Newton's first law: An object in motion (or at rest) tends to stay in motion (or at rest) unless a force acts upon it.
Newton's second law: Force is equal to the product of an object's mass and its acceleration (F=ma).
The force that acts on a car when you hit the brakes is friction. The force of kinetic friction (fk) is given by the following equation:
fk=µkmg
The coefficient of kinetic friction (µk) is a constant value that indicates how much friction there is between two surfaces (in this case, rubber tires and asphalt). The term "m" is the mass of the car, and the term "g" is acceleration due to gravity (which is 9.8 m/s2)

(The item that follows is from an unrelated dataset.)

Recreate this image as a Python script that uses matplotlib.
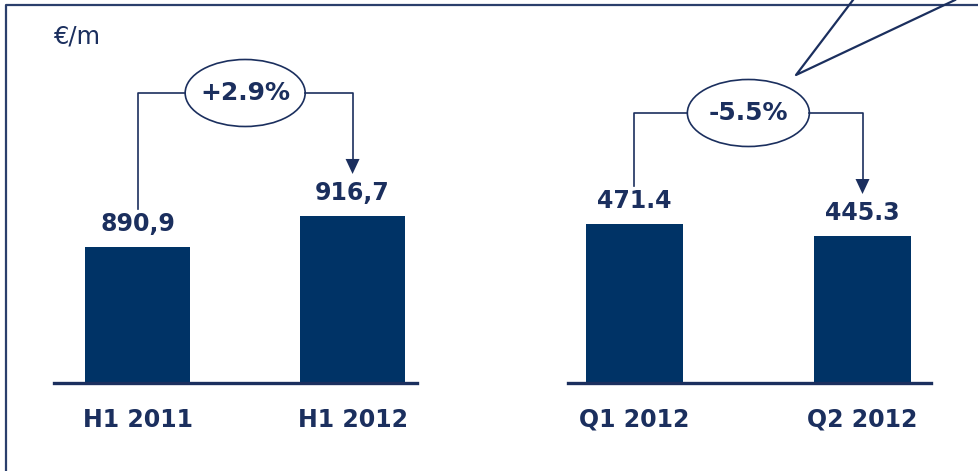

When you have water between the two surfaces of rubber and pavement, you lower the coefficient of kinetic friction µk, and so the force of kinetic friction fk goes down. So you have less frictional force acting upon the car, which is why the car takes longer to stop (this is how it's related to Newton's first law).
The equation fk=µkmg is actually just a modified version of F=ma. fk is just a type of force (F). µk is a unitless constant and therefore does not change the dimensions of the equation. Since "a" is acceleration, and "g" is acceleration due to gravity, they're the same thing. Essentially, fk=µkmg and F=ma are the same equation. So you have a frictional force fk acting against the force of the car F (this is how it relates to Newton's second law).
Hope this helps. If you have any other questions, let me know.
*EDIT*
I modified Newton's first law, but it really doesn't matter because the car isn't at rest in your example. I just like being technical.
If you want to be really technical, the force of
kinetic friction initially comes from the brake pads and the tires are exerting a
static force of friction against the pavement. Once the brake pads grab, the tires start skidding against the pavement (at which point it goes from static to kinetic friction). But I think for the sake of your assignment, it's safe to drop these assumptions.
The picture is really simple. I'm assuming you have to draw a force diagram. Basically all you have to do is draw a car on pavement and show the only two forces acting on the car.